Traverser la place centrale de la ferme et ses poissons merveilleux nous a permis de passer d’une langue minoritaire à une autre, tout aussi librement et fortement exprimée : c’est en poitevin que Julien Padovani, ainsi que Christian et Alban Pacher s’expriment pour le trio Ciac Boum et c’est dans cette langue que sont les chants très divers mais tous inspirés par les « vieux gens » simples des fermes avec leurs violons. Ces gens simples que le père de Christian Pacher allait visiter avec sa famille en 404 pour entendre leurs témoignages peu assurés : ils n’imaginaient pas que leurs sons étaient de la musique et on leur a aussi pris leur langue pour leur imposer le français, l’agriculture extensive et le capitalisme, nous dit Christian Pacher. Lui qui a appris le poitevin à leur contact, nous parle à nous aussi dans « sa langue » et chante avec ferveur avec ses deux camarades « No pasarán » dans leur titre « Mille et cent ».
Comme la veille, au Dorat, la scénographie est époustouflante. Il fait jour quand nous prenons place dans l’auditorium extraordinaire sculpté dans le bois et la pierre de l’ancienne grange. Une scène est devant nous, pour ceux et celles qui souhaitent danser et le trio prend place devant l’un des deux clochers de la ferme et le ciel. Une légère lumière bleue accompagne les musiciens et se fait plus présente à mesure que la nuit tombe.
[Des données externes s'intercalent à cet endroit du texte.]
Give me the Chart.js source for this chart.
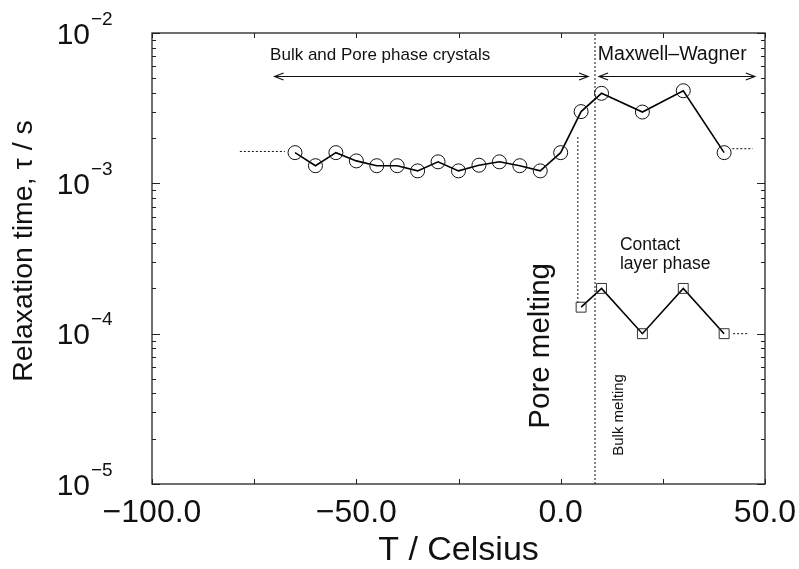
<!DOCTYPE html>
<html><head><meta charset="utf-8">
<script src="https://cdn.jsdelivr.net/npm/chart.js@4"></script>
<style>html,body{margin:0;padding:0;background:#fff}#wrap{width:799px;height:569px}</style>
</head><body><div id="wrap"><canvas id="c" width="799" height="569"></canvas></div>
<script>
// ---- data ----
const tempUpper = [-65,-60,-55,-50,-45,-40,-35,-30,-25,-20,-15,-10,-5,0,5,10,20,30,40];
const tauUpper  = [1.60e-3,1.31e-3,1.60e-3,1.41e-3,1.31e-3,1.31e-3,1.21e-3,1.39e-3,1.21e-3,1.32e-3,1.39e-3,1.31e-3,1.21e-3,1.60e-3,3.0e-3,3.97e-3,2.98e-3,4.13e-3,1.60e-3];
const tempLower = [5,10,20,30,40];
const tauLower  = [1.5e-4,2.0e-4,1.0e-4,2.0e-4,1.0e-4];
const xTickValues = [-100,-50,0,50];
const xTickLabels = ['\u2212100.0','\u221250.0','0.0','50.0'];
const yTickValues = [1e-2,1e-3,1e-4,1e-5];
const yTickExponents = ['\u22122','\u22123','\u22124','\u22125'];
// guide lines (data coordinates)
const leftExtT = [-78.5,-67.5];   const leftExtTau = [1.63e-3,1.63e-3];
const rightExtT = [42,47];        const rightExtTau = [1.7e-3,1.7e-3];
const lowerExtT = [42.2,45.8];    const lowerExtTau = [1.0e-4,1.0e-4];
const bulkMeltT = [8.4,8.4];      const bulkMeltTau = [1e-5,1e-2];
const poreMeltT = [4.2,4.2];      const poreMeltTau = [1.6e-4,2.05e-3];

const FONT = '"Liberation Sans", Arial, Helvetica, sans-serif';
const pts = (xs, ys) => xs.map((v,i)=>({x:v, y:ys[i]}));

const annotations = {
  arrows: [{x1:-70, x2:6.7, y:5.2e-3}, {x1:9.4, x2:47.5, y:5.2e-3}],
  labels: [
    {text:'Bulk and Pore phase crystals', x:-71.1, y:7.15e-3, size:17, align:'left', rot:0},
    {text:'Maxwell\u2013Wagner', x:9.1, y:7.15e-3, size:19.5, align:'left', rot:0},
    {text:'Contact', x:14.5, y:3.9e-4, size:17.5, align:'left', rot:0},
    {text:'layer phase', x:14.5, y:2.88e-4, size:17.5, align:'left', rot:0},
    {text:'Pore melting', x:-4.8, y:8.3e-5, size:29.5, align:'center', rot:-Math.PI/2},
    {text:'Bulk melting', x:14.2, y:2.88e-5, size:15, align:'center', rot:-Math.PI/2}
  ]
};

const dotted = {borderColor:'#111', borderWidth:1, borderDash:[2,2], pointRadius:0, fill:false};

const framePlugin = {
  id:'frame',
  afterDatasetsDraw(chart){
    const {ctx, chartArea:a, scales:{x, y}} = chart;
    ctx.save();
    ctx.strokeStyle = '#222';
    ctx.lineWidth = 1.3;
    ctx.strokeRect(a.left, a.top, a.right-a.left, a.bottom-a.top);
    ctx.lineWidth = 1;
    ctx.beginPath();
    y.ticks.forEach(t=>{
      const e = Math.floor(Math.log10(t.value)+1e-9);
      const m = t.value/Math.pow(10,e);
      if (Math.abs(m-Math.round(m))>1e-6) return;
      const major = Math.abs(m-1)<1e-6 || Math.abs(m-10)<1e-6;
      const L = major ? 8 : 4;
      const py = Math.round(y.getPixelForValue(t.value))+0.5;
      ctx.moveTo(a.left,py); ctx.lineTo(a.left+L,py);
      ctx.moveTo(a.right,py); ctx.lineTo(a.right-L,py);
    });
    x.ticks.forEach(t=>{
      const px = Math.round(x.getPixelForValue(t.value))+0.5;
      ctx.moveTo(px,a.bottom); ctx.lineTo(px,a.bottom-5);
      ctx.moveTo(px,a.top); ctx.lineTo(px,a.top+5);
    });
    ctx.stroke();

    // arrows
    ctx.strokeStyle = '#111';
    ctx.lineWidth = 1.2;
    annotations.arrows.forEach(ar=>{
      const x1 = x.getPixelForValue(ar.x1), x2 = x.getPixelForValue(ar.x2), py = Math.round(y.getPixelForValue(ar.y))+0.5;
      ctx.beginPath();
      ctx.moveTo(x1,py); ctx.lineTo(x2,py);
      ctx.moveTo(x1+9,py-3.5); ctx.lineTo(x1,py); ctx.lineTo(x1+9,py+3.5);
      ctx.moveTo(x2-9,py-3.5); ctx.lineTo(x2,py); ctx.lineTo(x2-9,py+3.5);
      ctx.stroke();
    });

    // annotation text
    ctx.fillStyle = '#111';
    ctx.textBaseline = 'middle';
    annotations.labels.forEach(l=>{
      ctx.save();
      ctx.translate(x.getPixelForValue(l.x), y.getPixelForValue(l.y));
      ctx.rotate(l.rot);
      ctx.font = l.size + 'px ' + FONT;
      ctx.textAlign = l.align;
      ctx.fillText(l.text, 0, 0);
      ctx.restore();
    });

    // y tick labels with superscripts
    yTickValues.forEach((v,i)=>{
      const py = y.getPixelForValue(v);
      ctx.font = '30px ' + FONT;
      ctx.textAlign = 'right';
      ctx.textBaseline = 'alphabetic';
      ctx.fillText('10', 90, py + 10.7);
      ctx.font = '19px ' + FONT;
      ctx.textAlign = 'left';
      ctx.fillText(yTickExponents[i], 91, py - 8.3);
    });

    // axis titles
    ctx.textAlign = 'center';
    ctx.textBaseline = 'middle';
    ctx.font = '28.5px ' + FONT;
    ctx.save();
    ctx.translate(24, 251);
    ctx.rotate(-Math.PI/2);
    ctx.fillText('Relaxation time, \u03c4 / s', 0, 0);
    ctx.restore();
    ctx.font = '34px ' + FONT;
    ctx.fillText('T / Celsius', (a.left+a.right)/2, 551);
    ctx.restore();
  }
};

new Chart(document.getElementById('c'), {
  type:'line',
  data:{datasets:[
    {data:pts(tempUpper,tauUpper), borderColor:'#000', borderWidth:1.6, pointStyle:'circle', pointRadius:7, pointBorderWidth:1, pointBorderColor:'#111', pointBackgroundColor:'rgba(0,0,0,0)', tension:0, fill:false},
    {data:pts(tempLower,tauLower), borderColor:'#000', borderWidth:1.6, pointStyle:'rect', pointRadius:7, pointBorderWidth:1, pointBorderColor:'#333', pointBackgroundColor:'rgba(0,0,0,0)', tension:0, fill:false},
    Object.assign({data:pts(leftExtT,leftExtTau)}, dotted),
    Object.assign({data:pts(rightExtT,rightExtTau)}, dotted),
    Object.assign({data:pts(lowerExtT,lowerExtTau)}, dotted),
    Object.assign({data:pts(bulkMeltT,bulkMeltTau)}, dotted),
    Object.assign({data:pts(poreMeltT,poreMeltTau)}, dotted)
  ]},
  options:{
    responsive:false, animation:false,
    layout:{padding:{top:33, right:34, left:0, bottom:0}},
    plugins:{legend:{display:false}, tooltip:{enabled:false}},
    scales:{
      x:{type:'linear', min:-100, max:50,
         ticks:{stepSize:25, autoSkip:false, maxRotation:0, padding:10, color:'#111', font:{family:FONT, size:32},
                callback:(v)=>{const i = xTickValues.indexOf(v); return i>=0 ? xTickLabels[i] : '';}},
         grid:{display:false, drawTicks:false}, border:{display:false},
         afterFit:(s)=>{s.height = 85; s.paddingLeft = 0; s.paddingRight = 0;}},
      y:{type:'logarithmic', min:1e-5, max:1e-2,
         ticks:{display:false}, grid:{display:false, drawTicks:false}, border:{display:false},
         afterFit:(s)=>{s.width = 152; s.paddingTop = 0; s.paddingBottom = 0;}}
    }
  },
  plugins:[framePlugin]
});
</script>
</body></html>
Très réputés en France et en Europe pour leurs performances extrêmement vivantes dans les foires ou les bals, les Ciac Boum semblent aussi apprécier cette possibilité à Villefavard de se poser, se tenir devant le public et être écoutés. Ils se permettent des ballades et des complaintes (notamment une très belle chanson sur un jeune homme qui refuse de se marier) et l’accordéoniste Julien Padovani s’assied volontiers devant le magnifique piano de l’auditorium. On sent que pour certains et certaines membres du public, il est difficile de ne pas danser, ce qui finit bien sûr par arriver, en tout cas pour qui connaît les pas traditionnels, au détour notamment d’une mazurka endiablée… Les rythmes se succèdent et ne se ressemblent pas avec des moments de cordes pincées extrêmement traditionnels et des accents beaucoup plus expérimentaux. Restent plusieurs constantes : faire entendre en poitevin la voix des paysans, ceux des Deux-Sèvres mais aussi de la Gâtine et aussi de ce Haut-Limousin aux terres moins riches et donc dédiées aux pâturages. Le tout avec une précision géographique, un perfectionnisme musical, une direction de danseurs au cordeau qui servent le souci permanent et criant de faire entendre des voix jusqu’ici réduites au silence. Jusqu’à celles des épouvantails (« Épourall », en poitevin) qui subsistent comme des résistants dans les champs et que les corbeaux finissent par adopter comme les vestiges d’un ancien temps regretté.
Des minorités amérindiennes aux paysans poitevins, la langue était au cœur de cette journée de festival du Haut-Limousin et le projet de la Ferme de Villefavard était respecté à la lettre et en musique : aborder la ruralité, la culture et l’imaginaire pour faire émerger de nouvelles poétiques de territoire.